# [GIVEN INFORMATION]
───
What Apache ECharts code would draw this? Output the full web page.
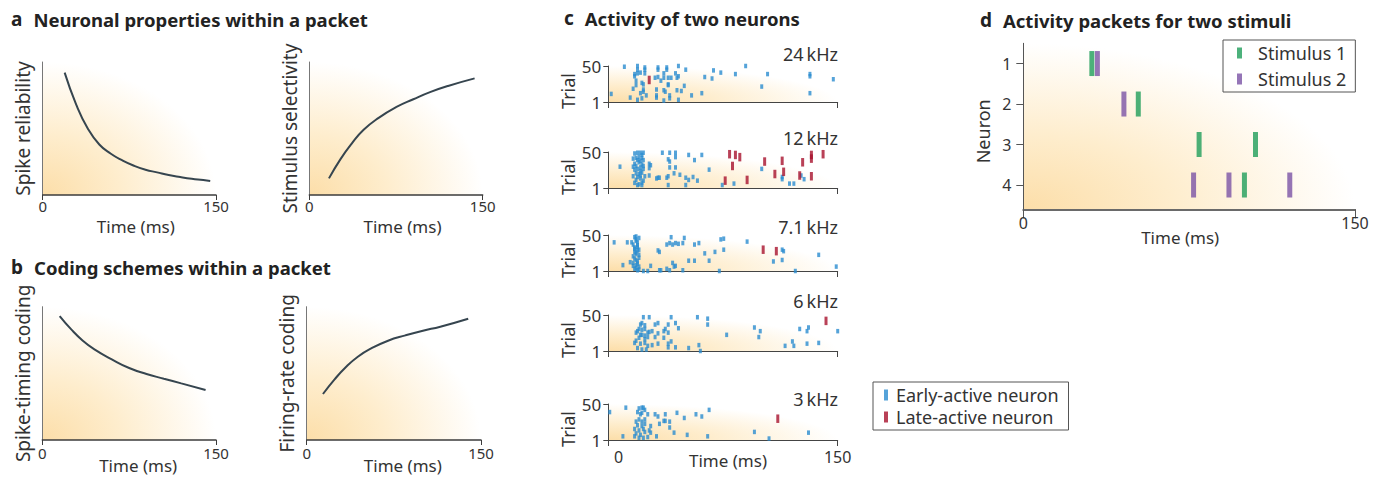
<!DOCTYPE html>
<html>
<head>
<meta charset="utf-8">
<script src="https://cdn.jsdelivr.net/npm/echarts@6/dist/echarts.min.js"></script>
<style>
  html, body { margin: 0; background: #fff; }
  #container { width: 1385px; height: 481px; }
</style>
</head>
<body>
<div id="container"></div>
<script>
// ---- data ----
var timeTicks = [0, 150];
var trialTicks = [1, 50];
var neuronTicks = [1, 2, 3, 4];

// panel a / b curves: [time ms, relative level]
var spikeReliability = [[19,0.92],[29,0.68],[39,0.5],[49,0.38],[59,0.31],[69,0.26],[79,0.22],[89,0.19],[99,0.17],[109,0.15],[119,0.135],[129,0.122],[139,0.112],[145,0.105]];
var stimulusSelectivity = [[17,0.125],[27,0.27],[37,0.39],[47,0.49],[60,0.58],[75,0.66],[90,0.72],[105,0.775],[120,0.82],[143,0.877]];
var spikeTimingCoding = [[15,0.93],[25,0.83],[35,0.745],[45,0.68],[60,0.605],[75,0.54],[90,0.495],[105,0.46],[120,0.425],[141,0.375]];
var firingRateCoding = [[14,0.345],[24,0.455],[34,0.55],[44,0.625],[55,0.685],[70,0.745],[85,0.785],[100,0.82],[115,0.85],[139,0.91]];

// panel c rasters: [time ms, trial]
var rasterLabels = ['24\u2009kHz', '12\u2009kHz', '7.1\u2009kHz', '6\u2009kHz', '3\u2009kHz'];
var early24 = [[4,49],[13,50],[13,45],[18,48],[18,45],[27,48],[27,45],[33,48],[33,45],[41,50],[46,45],[87,50],[11,39],[11,36],[13,40],[15,41],[18,40],[25,34],[27,35],[31,40],[31,34],[34,34],[36,34],[39,40],[40,34],[41,36],[59,35],[64,33],[65,44],[70,41],[80,39],[102,39],[131,39],[131,36],[147,32],[12,30],[16,27],[12,24],[17,25],[29,30],[34,25],[34,24],[45,23],[98,22],[-5,12],[10,19],[15,13],[17,18],[17,15],[19,10],[26,18],[26,10],[31,17],[32,15],[35,10],[40,17],[43,16],[50,10],[57,13],[131,13],[8,7],[13,4],[16,6],[26,7],[31,3],[35,6],[41,4]];
var late24 = [[21,31]];
var early12 = [[11,48],[13,49],[15,49],[17,49],[16,46],[10,41],[12,42],[14,43],[16,42],[13,39],[15,38],[17,39],[11,34],[14,36],[16,33],[10,30],[12,31],[15,29],[17,31],[11,26],[13,27],[15,24],[17,27],[12,21],[14,20],[16,22],[10,17],[13,16],[15,18],[18,17],[12,12],[15,14],[17,11],[11,8],[14,6],[16,8],[13,5],[16,5],[1,30],[30,49],[35,49],[39,49],[39,43],[34,40],[35,37],[39,29],[35,29],[48,46],[52,39],[57,46],[21,34],[22,32],[21,28],[21,18],[27,15],[26,14],[28,15],[33,15],[34,17],[38,21],[42,19],[46,15],[51,16],[54,11],[48,12],[34,5],[46,5],[62,26],[71,5],[79,7],[98,27],[112,16],[112,13],[117,7],[120,7],[125,18],[127,13]];
var late12 = [[76,47],[80,46],[83,43],[78,31],[100,37],[112,38],[126,36],[132,46],[132,41],[140,47],[113,23],[107,20],[124,18],[132,17],[73,11],[88,12]];
var early71 = [[-3,40],[6,40],[9,40],[11,47],[12,48],[14,46],[12,42],[13,40],[10,37],[13,34],[11,31],[14,30],[11,27],[12,24],[10,21],[14,19],[12,16],[13,14],[10,12],[12,9],[10,8],[14,7],[11,4],[13,2],[12,44],[13,36],[11,33],[13,29],[12,26],[14,23],[11,18],[13,11],[12,5],[14,3],[3,9],[8,13],[17,1],[20,1],[27,29],[28,27],[33,37],[35,39],[36,47],[37,37],[39,39],[41,38],[44,39],[45,46],[52,37],[55,39],[70,44],[72,45],[88,41],[66,27],[72,30],[59,25],[52,15],[62,15],[48,15],[37,12],[39,8],[38,7],[33,4],[44,2],[35,2],[29,2],[28,2],[22,8],[69,1],[106,14],[112,16],[112,30],[113,28],[137,23],[149,7],[121,1]];
var late71 = [[99,30],[108,28]];
var early6 = [[17,47],[21,47],[36,47],[54,47],[61,45],[61,37],[15,37],[16,39],[18,36],[25,37],[27,39],[34,37],[39,39],[41,32],[14,31],[13,28],[16,30],[18,31],[20,26],[21,27],[23,28],[27,25],[32,31],[31,28],[34,26],[12,26],[15,23],[16,23],[18,22],[74,23],[93,33],[97,28],[96,20],[124,31],[129,28],[130,33],[150,28],[12,15],[14,19],[18,17],[20,20],[25,20],[31,19],[11,12],[15,11],[18,12],[20,8],[23,9],[27,11],[36,14],[34,11],[39,6],[48,5],[55,9],[56,1],[13,5],[16,3],[19,3],[114,8],[119,14],[120,8],[129,11],[137,12],[34,6]];
var late6 = [[142,42]];
var early3 = [[-6,39],[5,45],[14,44],[16,45],[17,45],[18,42],[13,39],[16,38],[15,36],[20,36],[25,36],[27,33],[32,36],[40,38],[45,31],[53,36],[57,33],[62,42],[31,27],[32,27],[28,23],[35,26],[12,26],[14,29],[16,26],[18,29],[13,21],[16,20],[18,23],[22,20],[11,16],[14,14],[17,16],[21,14],[35,18],[12,10],[15,8],[18,12],[22,11],[38,11],[47,8],[3,6],[11,6],[14,4],[17,4],[20,5],[26,6],[61,6],[93,12],[103,3],[130,11]];
var late3 = [[109,30]];
var earlySpikes = [early24, early12, early71, early6, early3];
var lateSpikes = [late24, late12, late71, late6, late3];

// panel d: [time ms, neuron]
var stimulus1Spikes = [[31,1],[52,2],[79.5,3],[105,3],[100,4]];
var stimulus2Spikes = [[33.5,1],[45.5,2],[77,4],[93,4],[120.5,4]];

// ---- chart ----
var dom = document.getElementById('container');
var myChart = echarts.init(dom, null, { renderer: 'svg' });

var ink = '#333';
var curveColor = '#36454f';
var blue = '#2b8ccf', red = '#a8122d', green = '#1f9d5a', purple = '#7a52a5';

function glow() {
  return {
    type: 'radial', x: 0, y: 1, r: 1,
    colorStops: [
      { offset: 0, color: '#fcdea9' },
      { offset: 0.45, color: '#feedcd' },
      { offset: 1, color: '#ffffff' }
    ]
  };
}
function grid(l, t, w, h) {
  return { left: l, top: t, width: w, height: h, show: true, borderWidth: 0,
           backgroundColor: glow(), containLabel: false, outerBoundsMode: 'none' };
}

var grids = [
  grid(42.7, 62, 173.3, 133),
  grid(309.3, 62, 173.4, 133),
  grid(42.3, 306.7, 173.7, 133.3),
  grid(306.7, 306.7, 174.3, 133.3)
];
var rasterTops = [66, 152, 235, 315, 404];
rasterTops.forEach(function (t) { grids.push(grid(608.3, t, 229.4, 36)); });
grids.push(grid(1023.3, 43.3, 331.7, 166));

var xAxes = [], yAxes = [], series = [];

// panels a and b
var curvePanels = [
  { data: spikeReliability, name: 'Spike reliability', shift: 13, gap: 23, lm: 3 },
  { data: stimulusSelectivity, name: 'Stimulus selectivity', shift: 13, gap: 23, lm: 3 },
  { data: spikeTimingCoding, name: 'Spike-timing coding', shift: 18, gap: 17, lm: 5 },
  { data: firingRateCoding, name: 'Firing-rate coding', shift: 18, gap: 17, lm: 5 }
];
curvePanels.forEach(function (p, i) {
  xAxes.push({
    gridIndex: i, type: 'value', min: 0, max: 150,
    name: 'Time (ms)', nameLocation: 'middle', nameGap: p.gap, nameMoveOverlap: false,
    nameTextStyle: { fontSize: 17, color: ink, padding: [0, 0, 0, p.shift] },
    axisLine: { onZero: false, lineStyle: { color: '#3c3c3c', width: 1.5 } },
    axisTick: { show: true, customValues: timeTicks, length: 5, lineStyle: { color: '#3c3c3c' } },
    axisLabel: { customValues: timeTicks, fontSize: 15, color: ink, margin: p.lm },
    splitLine: { show: false }
  });
  yAxes.push({
    gridIndex: i, type: 'value', min: 0, max: 1,
    name: p.name, nameLocation: 'middle', nameGap: 10, nameRotate: 90, nameMoveOverlap: false,
    nameTextStyle: { fontSize: 19, color: ink },
    axisLine: { show: true, onZero: false, lineStyle: { color: '#777', width: 1 } },
    axisTick: { show: false }, axisLabel: { show: false }, splitLine: { show: false }
  });
  series.push({
    type: 'line', xAxisIndex: i, yAxisIndex: i, data: p.data,
    smooth: 0.5, showSymbol: false, silent: true,
    lineStyle: { color: curveColor, width: 2 }
  });
});

// panel c
rasterLabels.forEach(function (lab, k) {
  var i = 4 + k;
  var last = k === rasterLabels.length - 1;
  xAxes.push({
    gridIndex: i, type: 'value', min: -7, max: 150,
    name: last ? 'Time (ms)' : '', nameLocation: 'middle', nameGap: 12, nameMoveOverlap: false,
    nameTextStyle: { fontSize: 17, color: ink, padding: [0, 0, 0, 10] },
    axisLine: { onZero: false, lineStyle: { color: '#444', width: 1 } },
    axisTick: { show: true, customValues: [-7, 150], length: 6, lineStyle: { color: '#444' } },
    axisLabel: { show: last, customValues: timeTicks, fontSize: 16, color: ink, margin: 9 },
    splitLine: { show: false }
  });
  yAxes.push({
    gridIndex: i, type: 'value', min: 1, max: 50,
    name: 'Trial', nameLocation: 'middle', nameGap: 31, nameRotate: 90, nameMoveOverlap: false,
    nameTextStyle: { fontSize: 18, color: ink, padding: [0, 14, 0, 0] },
    axisLine: { show: true, onZero: false, lineStyle: { color: '#444', width: 1 } },
    axisTick: { show: true, customValues: trialTicks, length: 5, lineStyle: { color: '#444' } },
    axisLabel: { customValues: trialTicks, fontSize: 17, color: ink, margin: 7 },
    splitLine: { show: false }
  });
  series.push({
    name: 'Early-active neuron', type: 'scatter', xAxisIndex: i, yAxisIndex: i,
    data: earlySpikes[k], symbol: 'rect', symbolSize: [3, 4.5], clip: false, silent: true,
    itemStyle: { color: blue }
  });
  series.push({
    name: 'Late-active neuron', type: 'scatter', xAxisIndex: i, yAxisIndex: i,
    data: lateSpikes[k], symbol: 'rect', symbolSize: [3, 8.5], clip: false, silent: true,
    itemStyle: { color: red }
  });
});

// panel d
xAxes.push({
  gridIndex: 9, type: 'value', min: 0, max: 150,
  name: 'Time (ms)', nameLocation: 'middle', nameGap: 20, nameMoveOverlap: false,
  nameTextStyle: { fontSize: 17, color: ink, padding: [0, 18, 0, 0] },
  axisLine: { onZero: false, lineStyle: { color: '#6a6a6a', width: 2 } },
  axisTick: { show: true, customValues: timeTicks, length: 9, lineStyle: { color: '#555' } },
  axisLabel: { customValues: timeTicks, fontSize: 16, color: ink, margin: 6 },
  splitLine: { show: false }
});
yAxes.push({
  gridIndex: 9, type: 'value', min: 0.5, max: 4.6, inverse: true,
  name: 'Neuron', nameLocation: 'middle', nameGap: 31, nameRotate: 90, nameMoveOverlap: false,
  nameTextStyle: { fontSize: 18, color: ink, padding: [0, 10, 0, 0] },
  axisLine: { show: true, onZero: false, lineStyle: { color: '#555', width: 1 } },
  axisTick: { show: true, customValues: neuronTicks, length: 7, lineStyle: { color: '#555' } },
  axisLabel: { customValues: neuronTicks, fontSize: 16, color: ink, margin: 12 },
  splitLine: { show: false }
});
series.push({
  name: 'Stimulus 1', type: 'scatter', xAxisIndex: 9, yAxisIndex: 9,
  data: stimulus1Spikes, symbol: 'rect', symbolSize: [5, 25], silent: true,
  itemStyle: { color: green }
});
series.push({
  name: 'Stimulus 2', type: 'scatter', xAxisIndex: 9, yAxisIndex: 9,
  data: stimulus2Spikes, symbol: 'rect', symbolSize: [5, 25], silent: true,
  itemStyle: { color: purple }
});

function panelTitle(letter, text, left, top) {
  return {
    text: '{l|' + letter + '}{t|' + text + '}', left: left, top: top, padding: 0,
    textStyle: {
      rich: {
        l: { fontSize: 19, fontWeight: 'bold', color: '#222', lineHeight: 22, padding: [0, 11, 0, 0] },
        t: { fontSize: 18.5, fontWeight: 'bold', color: '#222', lineHeight: 22 }
      }
    }
  };
}
var titles = [
  panelTitle('a', 'Neuronal properties within a packet', 11, 8),
  panelTitle('b', 'Coding schemes within a packet', 11, 256),
  panelTitle('c', 'Activity of two neurons', 564, 7),
  panelTitle('d', 'Activity packets for two stimuli', 980, 9)
];
var freqCentres = [54, 137.5, 226.5, 301, 399];
rasterLabels.forEach(function (lab, k) {
  titles.push({
    text: lab, right: 547, top: freqCentres[k] - 11, padding: 0,
    textStyle: { fontSize: 18, fontWeight: 'normal', color: ink, lineHeight: 22 }
  });
});

var option = {
  textStyle: { fontFamily: 'Noto Sans' },
  animation: false,
  title: titles,
  grid: grids,
  xAxis: xAxes,
  yAxis: yAxes,
  legend: [
    {
      data: ['Early-active neuron', 'Late-active neuron'], orient: 'vertical',
      left: 873, top: 382, padding: [4, 10, 4, 11], itemGap: 4,
      itemWidth: 4, itemHeight: 11, icon: 'rect', selectedMode: false,
      borderColor: '#555', borderWidth: 1,
      textStyle: { fontSize: 18, color: ink, lineHeight: 18, padding: [0, 0, 0, 3] }
    },
    {
      data: ['Stimulus 1', 'Stimulus 2'], orient: 'vertical',
      left: 1223, top: 40, padding: [4, 9, 4, 14], itemGap: 8,
      itemWidth: 5, itemHeight: 11, icon: 'rect', selectedMode: false,
      borderColor: '#555', borderWidth: 1,
      textStyle: { fontSize: 18, color: ink, lineHeight: 18, padding: [0, 0, 0, 11] }
    }
  ],
  series: series
};

myChart.setOption(option);
window.addEventListener('resize', myChart.resize);
</script>
</body>
</html>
───
# [THE PROBLEM]
Everything from the top line of the data down to and including the line with "var neuronTicks = [1, 2, 3, 4];" is to be copied, except the pictures.

# [TASK RESPONSE]
What Apache ECharts code would draw this? Output the full web page.
<!DOCTYPE html>
<html>
<head>
<meta charset="utf-8">
<script src="https://cdn.jsdelivr.net/npm/echarts@6/dist/echarts.min.js"></script>
<style>
  html, body { margin: 0; background: #fff; }
  #container { width: 1385px; height: 481px; }
</style>
</head>
<body>
<div id="container"></div>
<script>
// ---- data ----
var timeTicks = [0, 150];
var trialTicks = [1, 50];
var neuronTicks = [1, 2, 3, 4];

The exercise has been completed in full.